Look through the material below. Copy each line that contains the string "matplotlib".

.....

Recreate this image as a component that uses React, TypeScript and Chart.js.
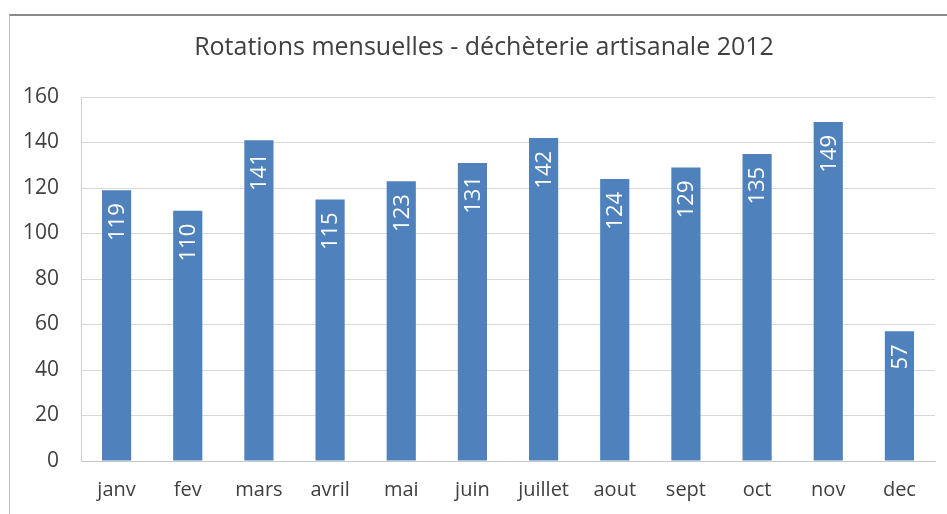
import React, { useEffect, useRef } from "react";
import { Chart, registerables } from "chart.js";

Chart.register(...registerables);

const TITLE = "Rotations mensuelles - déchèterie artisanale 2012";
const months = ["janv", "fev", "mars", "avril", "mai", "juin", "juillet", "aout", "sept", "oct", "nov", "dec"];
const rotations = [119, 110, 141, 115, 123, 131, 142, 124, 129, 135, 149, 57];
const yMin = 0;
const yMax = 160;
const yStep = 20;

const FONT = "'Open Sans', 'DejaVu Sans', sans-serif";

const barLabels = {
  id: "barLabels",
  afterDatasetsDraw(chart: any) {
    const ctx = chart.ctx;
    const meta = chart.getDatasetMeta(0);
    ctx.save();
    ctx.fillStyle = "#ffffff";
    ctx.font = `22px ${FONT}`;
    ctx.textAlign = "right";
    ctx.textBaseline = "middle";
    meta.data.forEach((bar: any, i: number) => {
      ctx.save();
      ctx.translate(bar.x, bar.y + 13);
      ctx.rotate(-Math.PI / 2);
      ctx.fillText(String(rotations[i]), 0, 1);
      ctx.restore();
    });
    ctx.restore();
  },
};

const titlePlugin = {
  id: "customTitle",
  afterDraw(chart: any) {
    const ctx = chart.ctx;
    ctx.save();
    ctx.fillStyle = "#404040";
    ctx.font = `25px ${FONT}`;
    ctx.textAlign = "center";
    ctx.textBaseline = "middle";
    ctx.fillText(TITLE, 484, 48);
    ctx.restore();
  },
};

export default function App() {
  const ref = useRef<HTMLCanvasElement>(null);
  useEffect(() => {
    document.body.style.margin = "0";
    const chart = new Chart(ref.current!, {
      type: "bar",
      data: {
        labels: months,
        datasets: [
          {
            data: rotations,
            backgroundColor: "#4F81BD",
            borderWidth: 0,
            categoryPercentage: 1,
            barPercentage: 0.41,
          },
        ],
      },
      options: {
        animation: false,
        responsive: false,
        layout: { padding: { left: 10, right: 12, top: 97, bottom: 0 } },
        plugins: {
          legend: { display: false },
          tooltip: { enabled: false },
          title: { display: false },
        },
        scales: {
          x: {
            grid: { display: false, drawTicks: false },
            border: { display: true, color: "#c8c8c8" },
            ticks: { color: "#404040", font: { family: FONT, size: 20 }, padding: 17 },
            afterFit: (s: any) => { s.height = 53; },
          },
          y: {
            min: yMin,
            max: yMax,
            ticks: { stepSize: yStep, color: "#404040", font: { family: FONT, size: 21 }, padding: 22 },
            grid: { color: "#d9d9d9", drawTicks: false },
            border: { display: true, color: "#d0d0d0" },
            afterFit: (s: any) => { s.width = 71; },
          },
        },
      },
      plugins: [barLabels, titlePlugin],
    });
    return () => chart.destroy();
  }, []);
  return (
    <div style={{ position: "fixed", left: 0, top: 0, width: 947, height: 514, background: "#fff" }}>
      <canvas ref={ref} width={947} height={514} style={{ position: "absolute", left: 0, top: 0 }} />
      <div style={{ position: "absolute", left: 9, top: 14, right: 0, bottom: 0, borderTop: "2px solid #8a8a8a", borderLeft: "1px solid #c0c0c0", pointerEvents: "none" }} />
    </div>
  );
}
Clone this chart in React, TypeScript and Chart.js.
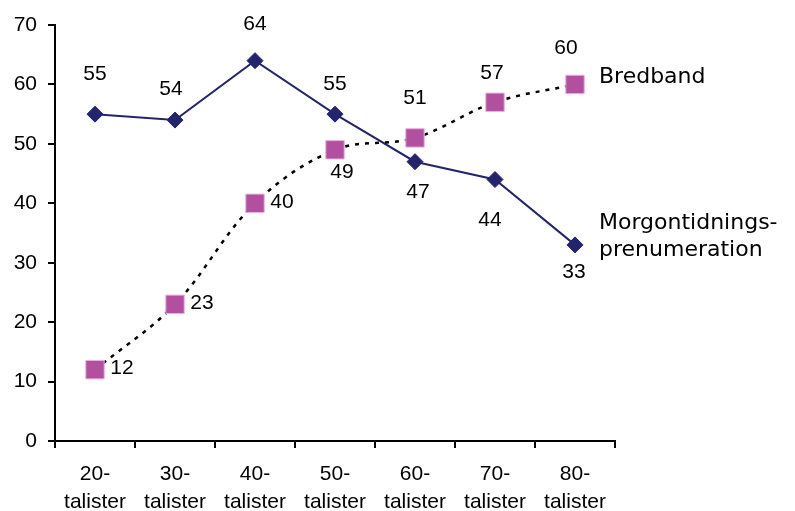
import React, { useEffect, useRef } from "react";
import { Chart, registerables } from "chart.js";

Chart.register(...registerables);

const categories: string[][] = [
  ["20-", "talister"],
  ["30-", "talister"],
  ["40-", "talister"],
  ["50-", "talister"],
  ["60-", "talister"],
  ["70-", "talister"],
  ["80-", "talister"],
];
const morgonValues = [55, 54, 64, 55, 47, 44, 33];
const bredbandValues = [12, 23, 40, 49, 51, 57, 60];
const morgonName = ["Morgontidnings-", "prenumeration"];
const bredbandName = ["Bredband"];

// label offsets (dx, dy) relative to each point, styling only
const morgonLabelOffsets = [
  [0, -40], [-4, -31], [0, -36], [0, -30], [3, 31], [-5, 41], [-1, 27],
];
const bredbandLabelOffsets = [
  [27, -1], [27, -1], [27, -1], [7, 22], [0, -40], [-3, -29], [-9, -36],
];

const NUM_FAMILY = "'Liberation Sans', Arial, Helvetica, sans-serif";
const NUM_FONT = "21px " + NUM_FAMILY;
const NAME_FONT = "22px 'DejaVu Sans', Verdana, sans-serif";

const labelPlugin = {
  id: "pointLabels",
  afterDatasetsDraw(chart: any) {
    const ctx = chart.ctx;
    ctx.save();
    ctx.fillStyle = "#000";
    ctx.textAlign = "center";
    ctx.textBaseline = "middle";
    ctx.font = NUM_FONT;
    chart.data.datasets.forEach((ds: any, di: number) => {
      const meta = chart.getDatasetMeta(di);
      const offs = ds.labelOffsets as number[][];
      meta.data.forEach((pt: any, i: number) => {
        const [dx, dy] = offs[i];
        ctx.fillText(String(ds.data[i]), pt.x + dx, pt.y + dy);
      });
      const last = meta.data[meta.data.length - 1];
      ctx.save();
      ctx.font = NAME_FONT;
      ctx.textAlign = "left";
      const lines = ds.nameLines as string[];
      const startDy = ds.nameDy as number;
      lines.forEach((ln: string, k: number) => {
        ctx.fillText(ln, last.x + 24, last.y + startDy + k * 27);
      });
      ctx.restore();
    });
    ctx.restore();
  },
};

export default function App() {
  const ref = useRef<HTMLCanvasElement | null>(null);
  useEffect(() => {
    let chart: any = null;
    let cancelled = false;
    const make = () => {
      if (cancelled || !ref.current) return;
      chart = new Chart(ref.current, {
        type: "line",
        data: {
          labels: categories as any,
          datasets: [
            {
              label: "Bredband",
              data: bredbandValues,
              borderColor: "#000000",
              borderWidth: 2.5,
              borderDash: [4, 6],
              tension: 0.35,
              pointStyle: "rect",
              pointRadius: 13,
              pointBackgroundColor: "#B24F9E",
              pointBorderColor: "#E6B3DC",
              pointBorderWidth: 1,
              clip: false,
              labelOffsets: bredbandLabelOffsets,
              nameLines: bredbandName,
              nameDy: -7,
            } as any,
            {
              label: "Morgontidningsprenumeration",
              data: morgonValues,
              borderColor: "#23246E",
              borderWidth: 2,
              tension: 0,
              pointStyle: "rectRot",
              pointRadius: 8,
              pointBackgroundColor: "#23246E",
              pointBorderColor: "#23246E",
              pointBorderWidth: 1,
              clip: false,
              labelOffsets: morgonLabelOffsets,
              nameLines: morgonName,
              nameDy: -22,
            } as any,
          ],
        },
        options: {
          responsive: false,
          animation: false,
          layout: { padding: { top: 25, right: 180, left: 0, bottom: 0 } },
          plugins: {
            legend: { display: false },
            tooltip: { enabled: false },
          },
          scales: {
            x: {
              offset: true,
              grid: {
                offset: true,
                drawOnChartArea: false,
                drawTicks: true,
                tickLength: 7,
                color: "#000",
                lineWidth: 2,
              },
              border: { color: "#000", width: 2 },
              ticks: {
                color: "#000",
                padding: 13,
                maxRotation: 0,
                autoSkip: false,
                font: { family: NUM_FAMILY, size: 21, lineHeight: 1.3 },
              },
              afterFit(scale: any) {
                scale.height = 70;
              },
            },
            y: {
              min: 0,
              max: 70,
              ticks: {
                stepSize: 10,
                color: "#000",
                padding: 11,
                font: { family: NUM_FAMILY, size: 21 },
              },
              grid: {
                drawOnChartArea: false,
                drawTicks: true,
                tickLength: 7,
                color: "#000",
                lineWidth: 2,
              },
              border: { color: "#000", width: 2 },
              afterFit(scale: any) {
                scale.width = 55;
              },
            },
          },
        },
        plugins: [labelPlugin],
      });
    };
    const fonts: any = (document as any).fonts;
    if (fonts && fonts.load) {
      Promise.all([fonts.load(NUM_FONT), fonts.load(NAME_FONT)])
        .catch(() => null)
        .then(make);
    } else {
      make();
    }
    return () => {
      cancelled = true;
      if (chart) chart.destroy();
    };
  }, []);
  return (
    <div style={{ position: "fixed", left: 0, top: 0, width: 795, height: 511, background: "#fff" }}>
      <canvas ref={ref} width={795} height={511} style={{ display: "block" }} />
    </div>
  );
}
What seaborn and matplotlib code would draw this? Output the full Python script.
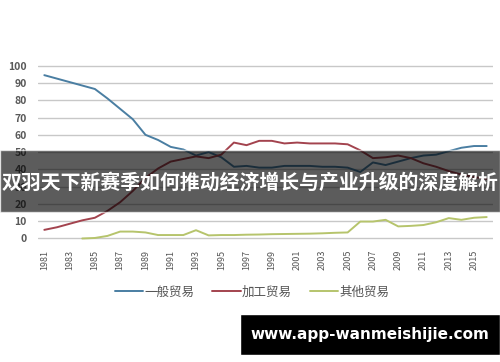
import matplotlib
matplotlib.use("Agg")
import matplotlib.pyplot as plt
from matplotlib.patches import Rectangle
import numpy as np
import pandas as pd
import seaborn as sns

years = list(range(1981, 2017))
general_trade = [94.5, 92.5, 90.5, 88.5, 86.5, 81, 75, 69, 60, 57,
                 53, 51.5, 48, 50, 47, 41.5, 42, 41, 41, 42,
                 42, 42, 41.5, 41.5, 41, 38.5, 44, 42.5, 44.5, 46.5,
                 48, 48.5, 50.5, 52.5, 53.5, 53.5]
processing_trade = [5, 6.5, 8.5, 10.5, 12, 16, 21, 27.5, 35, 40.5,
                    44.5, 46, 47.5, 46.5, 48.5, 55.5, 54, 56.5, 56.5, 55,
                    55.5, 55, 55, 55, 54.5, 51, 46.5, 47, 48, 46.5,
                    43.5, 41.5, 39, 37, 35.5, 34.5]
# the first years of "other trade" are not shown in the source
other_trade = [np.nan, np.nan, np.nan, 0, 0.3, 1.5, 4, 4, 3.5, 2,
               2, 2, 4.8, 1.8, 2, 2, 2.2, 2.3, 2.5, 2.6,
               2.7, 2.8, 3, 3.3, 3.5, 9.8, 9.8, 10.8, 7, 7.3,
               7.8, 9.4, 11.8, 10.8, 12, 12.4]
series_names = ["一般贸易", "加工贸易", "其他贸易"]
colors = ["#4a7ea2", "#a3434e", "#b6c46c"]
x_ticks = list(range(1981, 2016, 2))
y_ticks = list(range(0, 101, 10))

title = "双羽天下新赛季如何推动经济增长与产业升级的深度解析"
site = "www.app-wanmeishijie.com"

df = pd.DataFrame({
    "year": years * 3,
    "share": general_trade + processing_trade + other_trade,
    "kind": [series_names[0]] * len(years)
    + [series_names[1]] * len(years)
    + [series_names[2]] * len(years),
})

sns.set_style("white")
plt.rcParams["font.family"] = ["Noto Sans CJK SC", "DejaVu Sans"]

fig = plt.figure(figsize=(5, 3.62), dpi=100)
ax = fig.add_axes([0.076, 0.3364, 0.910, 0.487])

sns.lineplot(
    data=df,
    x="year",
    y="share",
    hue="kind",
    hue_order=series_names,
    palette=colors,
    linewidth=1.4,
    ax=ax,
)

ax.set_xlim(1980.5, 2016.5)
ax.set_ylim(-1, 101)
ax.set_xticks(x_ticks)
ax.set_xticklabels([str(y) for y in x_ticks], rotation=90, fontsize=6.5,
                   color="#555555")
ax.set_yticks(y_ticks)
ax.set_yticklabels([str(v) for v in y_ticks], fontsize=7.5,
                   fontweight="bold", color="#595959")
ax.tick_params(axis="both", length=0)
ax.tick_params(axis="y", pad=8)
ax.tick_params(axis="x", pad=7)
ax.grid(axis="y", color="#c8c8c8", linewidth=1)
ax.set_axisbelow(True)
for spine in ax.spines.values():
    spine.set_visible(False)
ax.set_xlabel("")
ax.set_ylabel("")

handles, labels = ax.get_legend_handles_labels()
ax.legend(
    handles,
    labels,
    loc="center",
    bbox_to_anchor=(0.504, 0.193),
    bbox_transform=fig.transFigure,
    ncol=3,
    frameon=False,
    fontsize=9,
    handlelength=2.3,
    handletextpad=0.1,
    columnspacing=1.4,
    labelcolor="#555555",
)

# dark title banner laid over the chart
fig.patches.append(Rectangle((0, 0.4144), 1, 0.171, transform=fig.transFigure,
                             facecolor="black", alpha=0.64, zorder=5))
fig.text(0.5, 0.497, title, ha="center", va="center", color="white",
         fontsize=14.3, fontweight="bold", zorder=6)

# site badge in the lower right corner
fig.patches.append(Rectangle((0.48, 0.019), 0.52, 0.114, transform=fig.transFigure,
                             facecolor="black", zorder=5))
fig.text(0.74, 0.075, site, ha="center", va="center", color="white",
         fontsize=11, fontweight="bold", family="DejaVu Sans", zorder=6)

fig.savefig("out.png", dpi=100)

.....

(Task response)
What seaborn and matplotlib code would draw this? Output the full Python script.
import matplotlib
matplotlib.use("Agg")
import matplotlib.pyplot as plt
from matplotlib.patches import Rectangle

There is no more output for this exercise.